• [Given request]: Write out the entire listing below exactly as it appears, minus any pictures.

• [Data segment]:
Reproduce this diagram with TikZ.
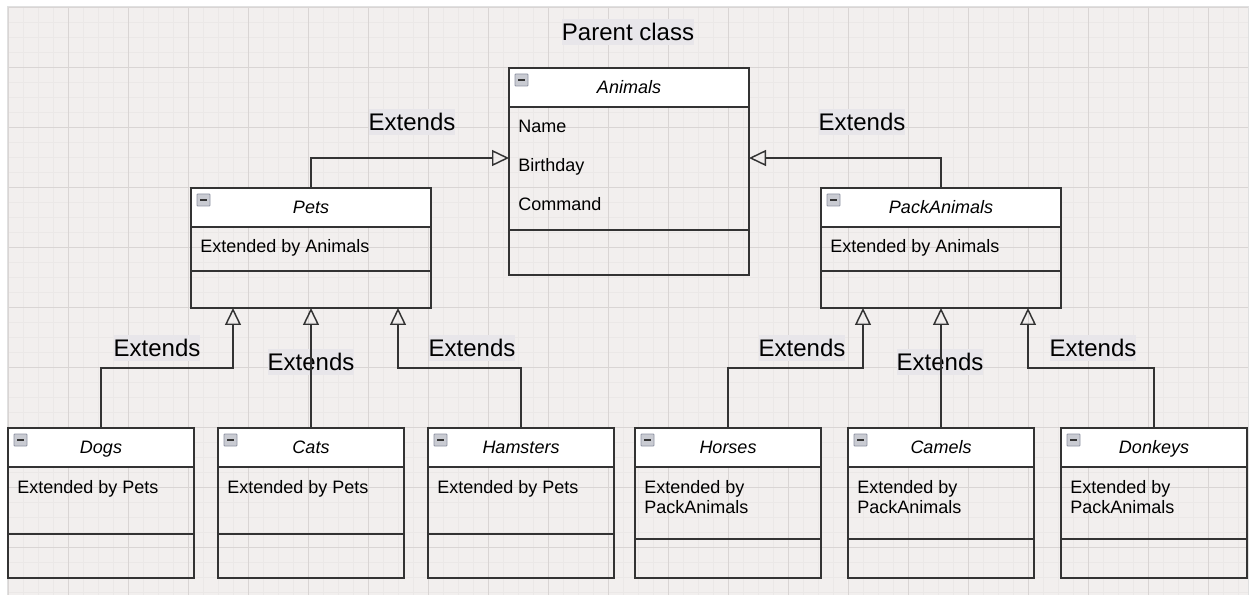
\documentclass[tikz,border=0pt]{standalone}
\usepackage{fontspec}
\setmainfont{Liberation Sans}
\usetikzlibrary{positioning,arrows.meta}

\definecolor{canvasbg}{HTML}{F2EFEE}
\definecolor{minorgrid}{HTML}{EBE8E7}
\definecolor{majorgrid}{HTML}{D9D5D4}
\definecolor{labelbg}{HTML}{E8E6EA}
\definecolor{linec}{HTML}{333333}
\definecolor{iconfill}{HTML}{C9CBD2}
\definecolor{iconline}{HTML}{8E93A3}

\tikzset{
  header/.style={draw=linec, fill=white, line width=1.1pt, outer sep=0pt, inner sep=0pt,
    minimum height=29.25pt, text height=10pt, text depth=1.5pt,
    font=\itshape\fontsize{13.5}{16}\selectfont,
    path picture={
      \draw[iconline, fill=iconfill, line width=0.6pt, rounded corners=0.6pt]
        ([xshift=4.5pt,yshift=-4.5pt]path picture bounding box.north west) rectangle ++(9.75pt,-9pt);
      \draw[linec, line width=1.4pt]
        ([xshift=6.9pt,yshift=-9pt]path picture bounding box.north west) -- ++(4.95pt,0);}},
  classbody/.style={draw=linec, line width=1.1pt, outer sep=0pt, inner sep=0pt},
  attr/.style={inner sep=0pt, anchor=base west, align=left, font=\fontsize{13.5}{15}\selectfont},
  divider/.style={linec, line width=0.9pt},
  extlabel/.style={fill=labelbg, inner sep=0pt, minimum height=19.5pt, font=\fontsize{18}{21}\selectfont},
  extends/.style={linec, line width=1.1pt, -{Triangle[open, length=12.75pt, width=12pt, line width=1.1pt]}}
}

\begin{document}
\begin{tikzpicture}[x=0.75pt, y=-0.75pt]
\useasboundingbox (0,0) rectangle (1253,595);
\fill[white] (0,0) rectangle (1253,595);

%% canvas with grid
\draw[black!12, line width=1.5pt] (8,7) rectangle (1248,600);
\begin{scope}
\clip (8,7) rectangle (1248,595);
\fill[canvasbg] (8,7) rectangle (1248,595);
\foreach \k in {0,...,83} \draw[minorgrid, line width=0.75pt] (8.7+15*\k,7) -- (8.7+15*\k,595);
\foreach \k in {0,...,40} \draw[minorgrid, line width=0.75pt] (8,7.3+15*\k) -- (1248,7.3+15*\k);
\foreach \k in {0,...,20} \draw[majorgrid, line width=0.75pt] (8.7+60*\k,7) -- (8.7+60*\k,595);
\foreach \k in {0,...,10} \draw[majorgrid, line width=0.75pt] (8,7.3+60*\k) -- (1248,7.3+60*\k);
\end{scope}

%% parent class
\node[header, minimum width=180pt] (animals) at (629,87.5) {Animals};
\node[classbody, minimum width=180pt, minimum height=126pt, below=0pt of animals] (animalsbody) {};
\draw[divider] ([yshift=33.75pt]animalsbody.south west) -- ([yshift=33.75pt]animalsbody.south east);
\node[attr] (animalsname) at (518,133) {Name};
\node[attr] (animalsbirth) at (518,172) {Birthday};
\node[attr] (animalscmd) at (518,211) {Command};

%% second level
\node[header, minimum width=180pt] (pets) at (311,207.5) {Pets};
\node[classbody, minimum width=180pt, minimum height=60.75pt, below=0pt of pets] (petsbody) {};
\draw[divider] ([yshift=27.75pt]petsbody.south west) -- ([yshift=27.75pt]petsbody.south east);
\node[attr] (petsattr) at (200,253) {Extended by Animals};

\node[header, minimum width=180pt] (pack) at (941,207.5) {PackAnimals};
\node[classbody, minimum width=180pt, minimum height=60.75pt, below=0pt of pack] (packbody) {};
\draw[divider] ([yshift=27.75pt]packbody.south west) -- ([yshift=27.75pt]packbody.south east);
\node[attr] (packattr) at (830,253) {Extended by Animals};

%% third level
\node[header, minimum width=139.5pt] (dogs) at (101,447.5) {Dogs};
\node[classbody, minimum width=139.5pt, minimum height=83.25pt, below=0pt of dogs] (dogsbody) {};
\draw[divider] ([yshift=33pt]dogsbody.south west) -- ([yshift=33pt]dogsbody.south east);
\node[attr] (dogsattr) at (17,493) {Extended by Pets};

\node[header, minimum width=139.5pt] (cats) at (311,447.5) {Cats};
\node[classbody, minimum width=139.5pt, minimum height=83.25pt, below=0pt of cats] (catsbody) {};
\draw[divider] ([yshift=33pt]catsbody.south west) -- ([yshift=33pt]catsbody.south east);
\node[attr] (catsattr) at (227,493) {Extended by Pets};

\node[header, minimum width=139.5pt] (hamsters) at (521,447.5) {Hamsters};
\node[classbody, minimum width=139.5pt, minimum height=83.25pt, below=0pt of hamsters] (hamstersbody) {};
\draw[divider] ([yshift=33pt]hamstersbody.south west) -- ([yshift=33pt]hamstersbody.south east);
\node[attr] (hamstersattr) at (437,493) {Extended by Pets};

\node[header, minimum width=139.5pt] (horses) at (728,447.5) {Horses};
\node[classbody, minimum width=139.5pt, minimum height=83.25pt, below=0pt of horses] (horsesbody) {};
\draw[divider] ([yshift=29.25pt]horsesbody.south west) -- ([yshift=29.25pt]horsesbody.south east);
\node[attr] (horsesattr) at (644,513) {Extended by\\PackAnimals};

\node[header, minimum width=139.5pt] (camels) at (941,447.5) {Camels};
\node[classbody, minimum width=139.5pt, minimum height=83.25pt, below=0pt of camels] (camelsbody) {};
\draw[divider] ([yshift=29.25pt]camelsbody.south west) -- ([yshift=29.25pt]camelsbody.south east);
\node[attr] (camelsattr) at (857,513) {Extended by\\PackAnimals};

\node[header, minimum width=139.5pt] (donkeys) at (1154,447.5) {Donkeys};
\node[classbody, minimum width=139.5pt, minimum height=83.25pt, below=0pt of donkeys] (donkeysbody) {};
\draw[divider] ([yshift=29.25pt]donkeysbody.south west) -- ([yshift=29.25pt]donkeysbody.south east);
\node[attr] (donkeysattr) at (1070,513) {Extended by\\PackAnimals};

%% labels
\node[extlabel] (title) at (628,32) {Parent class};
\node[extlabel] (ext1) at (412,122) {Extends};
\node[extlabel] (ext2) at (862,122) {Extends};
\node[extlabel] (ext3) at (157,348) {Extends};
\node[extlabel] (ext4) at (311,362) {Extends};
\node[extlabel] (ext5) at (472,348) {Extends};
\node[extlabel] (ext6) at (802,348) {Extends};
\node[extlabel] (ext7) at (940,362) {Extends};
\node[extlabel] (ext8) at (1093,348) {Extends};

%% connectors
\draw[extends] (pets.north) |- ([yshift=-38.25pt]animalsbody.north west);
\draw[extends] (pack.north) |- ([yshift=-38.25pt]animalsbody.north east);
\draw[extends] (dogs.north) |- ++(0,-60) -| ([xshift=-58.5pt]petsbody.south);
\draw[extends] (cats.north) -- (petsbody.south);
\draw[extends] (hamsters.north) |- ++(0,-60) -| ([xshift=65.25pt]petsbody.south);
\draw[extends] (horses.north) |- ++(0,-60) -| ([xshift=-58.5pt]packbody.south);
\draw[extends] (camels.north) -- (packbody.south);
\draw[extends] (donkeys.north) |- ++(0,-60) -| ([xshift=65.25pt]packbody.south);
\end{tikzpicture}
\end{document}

• [Reply]:
Reproduce this diagram with TikZ.
\documentclass[tikz,border=0pt]{standalone}
\usepackage{fontspec}
\setmainfont{Liberation Sans}
\usetikzlibrary{positioning,arrows.meta}

\definecolor{canvasbg}{HTML}{F2EFEE}
\definecolor{minorgrid}{HTML}{EBE8E7}
\definecolor{majorgrid}{HTML}{D9D5D4}
\definecolor{labelbg}{HTML}{E8E6EA}
\definecolor{linec}{HTML}{333333}
\definecolor{iconfill}{HTML}{C9CBD2}
\definecolor{iconline}{HTML}{8E93A3}

\tikzset{
  header/.style={draw=linec, fill=white, line width=1.1pt, outer sep=0pt, inner sep=0pt,
    minimum height=29.25pt, text height=10pt, text depth=1.5pt,
    font=\itshape\fontsize{13.5}{16}\selectfont,
    path picture={
      \draw[iconline, fill=iconfill, line width=0.6pt, rounded corners=0.6pt]
        ([xshift=4.5pt,yshift=-4.5pt]path picture bounding box.north west) rectangle ++(9.75pt,-9pt);
      \draw[linec, line width=1.4pt]
        ([xshift=6.9pt,yshift=-9pt]path picture bounding box.north west) -- ++(4.95pt,0);}},
  classbody/.style={draw=linec, line width=1.1pt, outer sep=0pt, inner sep=0pt},
  attr/.style={inner sep=0pt, anchor=base west, align=left, font=\fontsize{13.5}{15}\selectfont},
  divider/.style={linec, line width=0.9pt},
  extlabel/.style={fill=labelbg, inner sep=0pt, minimum height=19.5pt, font=\fontsize{18}{21}\selectfont},
  extends/.style={linec, line width=1.1pt, -{Triangle[open, length=12.75pt, width=12pt, line width=1.1pt]}}
}

\begin{document}
\begin{tikzpicture}[x=0.75pt, y=-0.75pt]
\useasboundingbox (0,0) rectangle (1253,595);
\fill[white] (0,0) rectangle (1253,595);

%% canvas with grid
\draw[black!12, line width=1.5pt] (8,7) rectangle (1248,600);
\begin{scope}
\clip (8,7) rectangle (1248,595);
\fill[canvasbg] (8,7) rectangle (1248,595);
\foreach \k in {0,...,83} \draw[minorgrid, line width=0.75pt] (8.7+15*\k,7) -- (8.7+15*\k,595);
\foreach \k in {0,...,40} \draw[minorgrid, line width=0.75pt] (8,7.3+15*\k) -- (1248,7.3+15*\k);
\foreach \k in {0,...,20} \draw[majorgrid, line width=0.75pt] (8.7+60*\k,7) -- (8.7+60*\k,595);
\foreach \k in {0,...,10} \draw[majorgrid, line width=0.75pt] (8,7.3+60*\k) -- (1248,7.3+60*\k);
\end{scope}

%% parent class
\node[header, minimum width=180pt] (animals) at (629,87.5) {Animals};
\node[classbody, minimum width=180pt, minimum height=126pt, below=0pt of animals] (animalsbody) {};
\draw[divider] ([yshift=33.75pt]animalsbody.south west) -- ([yshift=33.75pt]animalsbody.south east);
\node[attr] (animalsname) at (518,133) {Name};
\node[attr] (animalsbirth) at (518,172) {Birthday};
\node[attr] (animalscmd) at (518,211) {Command};

%% second level
\node[header, minimum width=180pt] (pets) at (311,207.5) {Pets};
\node[classbody, minimum width=180pt, minimum height=60.75pt, below=0pt of pets] (petsbody) {};
\draw[divider] ([yshift=27.75pt]petsbody.south west) -- ([yshift=27.75pt]petsbody.south east);
\node[attr] (petsattr) at (200,253) {Extended by Animals};

\node[header, minimum width=180pt] (pack) at (941,207.5) {PackAnimals};
\node[classbody, minimum width=180pt, minimum height=60.75pt, below=0pt of pack] (packbody) {};
\draw[divider] ([yshift=27.75pt]packbody.south west) -- ([yshift=27.75pt]packbody.south east);
\node[attr] (packattr) at (830,253) {Extended by Animals};

%% third level
\node[header, minimum width=139.5pt] (dogs) at (101,447.5) {Dogs};
\node[classbody, minimum width=139.5pt, minimum height=83.25pt, below=0pt of dogs] (dogsbody) {};
\draw[divider] ([yshift=33pt]dogsbody.south west) -- ([yshift=33pt]dogsbody.south east);
\node[attr] (dogsattr) at (17,493) {Extended by Pets};

\node[header, minimum width=139.5pt] (cats) at (311,447.5) {Cats};
\node[classbody, minimum width=139.5pt, minimum height=83.25pt, below=0pt of cats] (catsbody) {};
\draw[divider] ([yshift=33pt]catsbody.south west) -- ([yshift=33pt]catsbody.south east);
\node[attr] (catsattr) at (227,493) {Extended by Pets};

\node[header, minimum width=139.5pt] (hamsters) at (521,447.5) {Hamsters};
\node[classbody, minimum width=139.5pt, minimum height=83.25pt, below=0pt of hamsters] (hamstersbody) {};
\draw[divider] ([yshift=33pt]hamstersbody.south west) -- ([yshift=33pt]hamstersbody.south east);
\node[attr] (hamstersattr) at (437,493) {Extended by Pets};

\node[header, minimum width=139.5pt] (horses) at (728,447.5) {Horses};
\node[classbody, minimum width=139.5pt, minimum height=83.25pt, below=0pt of horses] (horsesbody) {};
\draw[divider] ([yshift=29.25pt]horsesbody.south west) -- ([yshift=29.25pt]horsesbody.south east);
\node[attr] (horsesattr) at (644,513) {Extended by\\PackAnimals};

\node[header, minimum width=139.5pt] (camels) at (941,447.5) {Camels};
\node[classbody, minimum width=139.5pt, minimum height=83.25pt, below=0pt of camels] (camelsbody) {};
\draw[divider] ([yshift=29.25pt]camelsbody.south west) -- ([yshift=29.25pt]camelsbody.south east);
\node[attr] (camelsattr) at (857,513) {Extended by\\PackAnimals};

\node[header, minimum width=139.5pt] (donkeys) at (1154,447.5) {Donkeys};
\node[classbody, minimum width=139.5pt, minimum height=83.25pt, below=0pt of donkeys] (donkeysbody) {};
\draw[divider] ([yshift=29.25pt]donkeysbody.south west) -- ([yshift=29.25pt]donkeysbody.south east);
\node[attr] (donkeysattr) at (1070,513) {Extended by\\PackAnimals};

%% labels
\node[extlabel] (title) at (628,32) {Parent class};
\node[extlabel] (ext1) at (412,122) {Extends};
\node[extlabel] (ext2) at (862,122) {Extends};
\node[extlabel] (ext3) at (157,348) {Extends};
\node[extlabel] (ext4) at (311,362) {Extends};
\node[extlabel] (ext5) at (472,348) {Extends};
\node[extlabel] (ext6) at (802,348) {Extends};
\node[extlabel] (ext7) at (940,362) {Extends};
\node[extlabel] (ext8) at (1093,348) {Extends};

%% connectors
\draw[extends] (pets.north) |- ([yshift=-38.25pt]animalsbody.north west);
\draw[extends] (pack.north) |- ([yshift=-38.25pt]animalsbody.north east);
\draw[extends] (dogs.north) |- ++(0,-60) -| ([xshift=-58.5pt]petsbody.south);
\draw[extends] (cats.north) -- (petsbody.south);
\draw[extends] (hamsters.north) |- ++(0,-60) -| ([xshift=65.25pt]petsbody.south);
\draw[extends] (horses.north) |- ++(0,-60) -| ([xshift=-58.5pt]packbody.south);
\draw[extends] (camels.north) -- (packbody.south);
\draw[extends] (donkeys.north) |- ++(0,-60) -| ([xshift=65.25pt]packbody.south);
\end{tikzpicture}
\end{document}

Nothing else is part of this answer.